-- RAW DATA --
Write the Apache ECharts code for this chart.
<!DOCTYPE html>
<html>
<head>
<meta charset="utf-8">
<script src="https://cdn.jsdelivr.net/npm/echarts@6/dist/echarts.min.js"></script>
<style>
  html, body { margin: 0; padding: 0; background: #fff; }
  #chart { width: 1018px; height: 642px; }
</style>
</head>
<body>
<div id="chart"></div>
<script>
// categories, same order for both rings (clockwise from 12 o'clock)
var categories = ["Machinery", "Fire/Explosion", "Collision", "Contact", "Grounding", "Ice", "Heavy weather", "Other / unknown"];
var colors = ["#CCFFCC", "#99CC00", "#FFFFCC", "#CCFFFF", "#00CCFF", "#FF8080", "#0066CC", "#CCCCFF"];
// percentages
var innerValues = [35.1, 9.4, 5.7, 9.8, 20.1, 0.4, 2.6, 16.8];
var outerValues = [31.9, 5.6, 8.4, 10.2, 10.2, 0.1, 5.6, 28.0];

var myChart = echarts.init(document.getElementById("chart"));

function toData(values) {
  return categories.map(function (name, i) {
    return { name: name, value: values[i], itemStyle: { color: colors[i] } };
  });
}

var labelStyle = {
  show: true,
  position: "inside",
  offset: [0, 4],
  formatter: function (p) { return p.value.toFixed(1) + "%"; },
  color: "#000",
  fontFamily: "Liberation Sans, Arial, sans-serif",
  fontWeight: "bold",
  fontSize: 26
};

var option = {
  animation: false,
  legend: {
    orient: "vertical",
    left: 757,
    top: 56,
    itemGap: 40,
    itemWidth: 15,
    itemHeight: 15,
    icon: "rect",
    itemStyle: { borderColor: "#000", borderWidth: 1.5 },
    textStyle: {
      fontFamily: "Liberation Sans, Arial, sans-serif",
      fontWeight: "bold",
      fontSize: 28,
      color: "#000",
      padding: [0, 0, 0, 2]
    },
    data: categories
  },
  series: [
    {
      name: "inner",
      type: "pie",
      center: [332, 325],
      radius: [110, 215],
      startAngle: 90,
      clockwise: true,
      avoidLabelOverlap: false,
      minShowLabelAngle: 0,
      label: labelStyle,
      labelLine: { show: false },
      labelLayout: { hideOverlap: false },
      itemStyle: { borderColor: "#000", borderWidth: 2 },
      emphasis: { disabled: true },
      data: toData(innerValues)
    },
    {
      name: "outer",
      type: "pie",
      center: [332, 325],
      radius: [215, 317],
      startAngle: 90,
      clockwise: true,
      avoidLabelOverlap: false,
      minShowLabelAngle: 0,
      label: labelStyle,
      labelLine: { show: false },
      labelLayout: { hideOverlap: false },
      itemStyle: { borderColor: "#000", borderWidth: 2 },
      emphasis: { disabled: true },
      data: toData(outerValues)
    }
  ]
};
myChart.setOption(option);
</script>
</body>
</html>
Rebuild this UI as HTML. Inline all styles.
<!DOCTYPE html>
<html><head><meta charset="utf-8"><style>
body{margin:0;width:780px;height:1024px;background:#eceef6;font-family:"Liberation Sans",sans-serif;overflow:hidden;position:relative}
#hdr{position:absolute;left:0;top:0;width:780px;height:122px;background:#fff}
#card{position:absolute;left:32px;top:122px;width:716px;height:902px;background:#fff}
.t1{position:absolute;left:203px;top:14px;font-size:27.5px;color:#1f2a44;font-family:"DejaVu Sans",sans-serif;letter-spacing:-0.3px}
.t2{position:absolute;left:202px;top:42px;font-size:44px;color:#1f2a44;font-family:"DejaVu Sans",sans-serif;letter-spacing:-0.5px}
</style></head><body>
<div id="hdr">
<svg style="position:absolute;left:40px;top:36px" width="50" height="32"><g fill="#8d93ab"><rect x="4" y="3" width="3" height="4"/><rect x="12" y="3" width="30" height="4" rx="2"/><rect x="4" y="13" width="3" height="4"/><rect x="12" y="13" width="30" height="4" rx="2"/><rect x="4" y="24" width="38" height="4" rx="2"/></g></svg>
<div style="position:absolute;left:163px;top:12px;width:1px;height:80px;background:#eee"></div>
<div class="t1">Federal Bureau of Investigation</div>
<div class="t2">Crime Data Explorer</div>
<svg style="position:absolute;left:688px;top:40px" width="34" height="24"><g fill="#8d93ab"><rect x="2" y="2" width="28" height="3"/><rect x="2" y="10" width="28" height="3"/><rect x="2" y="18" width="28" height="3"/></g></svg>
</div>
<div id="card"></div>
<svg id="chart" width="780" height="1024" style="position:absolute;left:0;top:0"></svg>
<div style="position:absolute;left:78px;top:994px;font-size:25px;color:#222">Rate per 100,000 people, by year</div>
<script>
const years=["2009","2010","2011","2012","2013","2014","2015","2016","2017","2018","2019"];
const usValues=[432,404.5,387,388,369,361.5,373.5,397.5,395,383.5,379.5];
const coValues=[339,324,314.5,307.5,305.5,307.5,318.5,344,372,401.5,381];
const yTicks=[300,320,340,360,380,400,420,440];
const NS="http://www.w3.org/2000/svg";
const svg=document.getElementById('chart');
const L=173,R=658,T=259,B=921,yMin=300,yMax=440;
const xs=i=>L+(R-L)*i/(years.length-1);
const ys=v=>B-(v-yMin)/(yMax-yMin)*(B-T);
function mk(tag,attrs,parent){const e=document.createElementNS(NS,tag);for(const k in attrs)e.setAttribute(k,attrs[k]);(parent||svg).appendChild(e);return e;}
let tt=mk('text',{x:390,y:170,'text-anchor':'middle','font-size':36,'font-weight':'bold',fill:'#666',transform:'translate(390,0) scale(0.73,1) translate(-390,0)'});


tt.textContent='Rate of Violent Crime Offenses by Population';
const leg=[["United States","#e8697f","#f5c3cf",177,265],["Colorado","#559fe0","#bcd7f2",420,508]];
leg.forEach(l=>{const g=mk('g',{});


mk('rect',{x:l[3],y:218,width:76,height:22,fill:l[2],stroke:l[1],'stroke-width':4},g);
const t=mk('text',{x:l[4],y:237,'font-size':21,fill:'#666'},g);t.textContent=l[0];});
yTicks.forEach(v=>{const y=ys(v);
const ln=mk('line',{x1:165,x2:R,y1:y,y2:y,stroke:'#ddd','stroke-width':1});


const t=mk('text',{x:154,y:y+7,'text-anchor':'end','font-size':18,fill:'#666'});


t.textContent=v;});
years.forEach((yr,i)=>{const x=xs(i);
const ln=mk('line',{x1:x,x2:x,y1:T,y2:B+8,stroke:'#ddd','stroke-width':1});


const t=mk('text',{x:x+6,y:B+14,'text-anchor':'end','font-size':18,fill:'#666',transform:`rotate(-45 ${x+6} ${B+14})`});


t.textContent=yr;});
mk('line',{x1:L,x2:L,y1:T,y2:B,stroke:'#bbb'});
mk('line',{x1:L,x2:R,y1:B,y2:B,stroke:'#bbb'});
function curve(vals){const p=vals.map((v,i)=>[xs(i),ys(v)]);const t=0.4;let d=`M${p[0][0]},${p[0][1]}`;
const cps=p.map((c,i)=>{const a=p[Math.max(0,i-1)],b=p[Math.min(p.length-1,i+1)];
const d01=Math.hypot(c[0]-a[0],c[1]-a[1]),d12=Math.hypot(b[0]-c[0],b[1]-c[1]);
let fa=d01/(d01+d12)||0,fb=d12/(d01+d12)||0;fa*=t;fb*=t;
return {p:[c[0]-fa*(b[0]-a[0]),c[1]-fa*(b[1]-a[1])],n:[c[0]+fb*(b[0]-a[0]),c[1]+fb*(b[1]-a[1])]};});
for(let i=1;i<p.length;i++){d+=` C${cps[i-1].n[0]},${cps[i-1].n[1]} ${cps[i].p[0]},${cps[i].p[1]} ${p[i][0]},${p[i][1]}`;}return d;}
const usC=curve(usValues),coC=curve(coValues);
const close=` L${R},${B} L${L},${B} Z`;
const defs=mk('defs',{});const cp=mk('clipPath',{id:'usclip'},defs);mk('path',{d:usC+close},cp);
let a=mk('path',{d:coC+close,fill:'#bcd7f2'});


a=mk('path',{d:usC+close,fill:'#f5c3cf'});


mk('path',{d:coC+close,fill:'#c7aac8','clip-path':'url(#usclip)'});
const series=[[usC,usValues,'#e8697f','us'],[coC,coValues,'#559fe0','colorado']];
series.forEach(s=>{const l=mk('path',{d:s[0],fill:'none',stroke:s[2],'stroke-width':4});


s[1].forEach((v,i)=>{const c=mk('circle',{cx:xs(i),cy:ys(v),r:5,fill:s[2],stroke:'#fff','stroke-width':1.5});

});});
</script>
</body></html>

-- WHAT THE TASK ASKS --
Gather up every line from the listing above in which the word "this" occurs.

-- SOLUTION TO THE PROBLEM --
Write the Apache ECharts code for this chart.
Rebuild this UI as HTML. Inline all styles.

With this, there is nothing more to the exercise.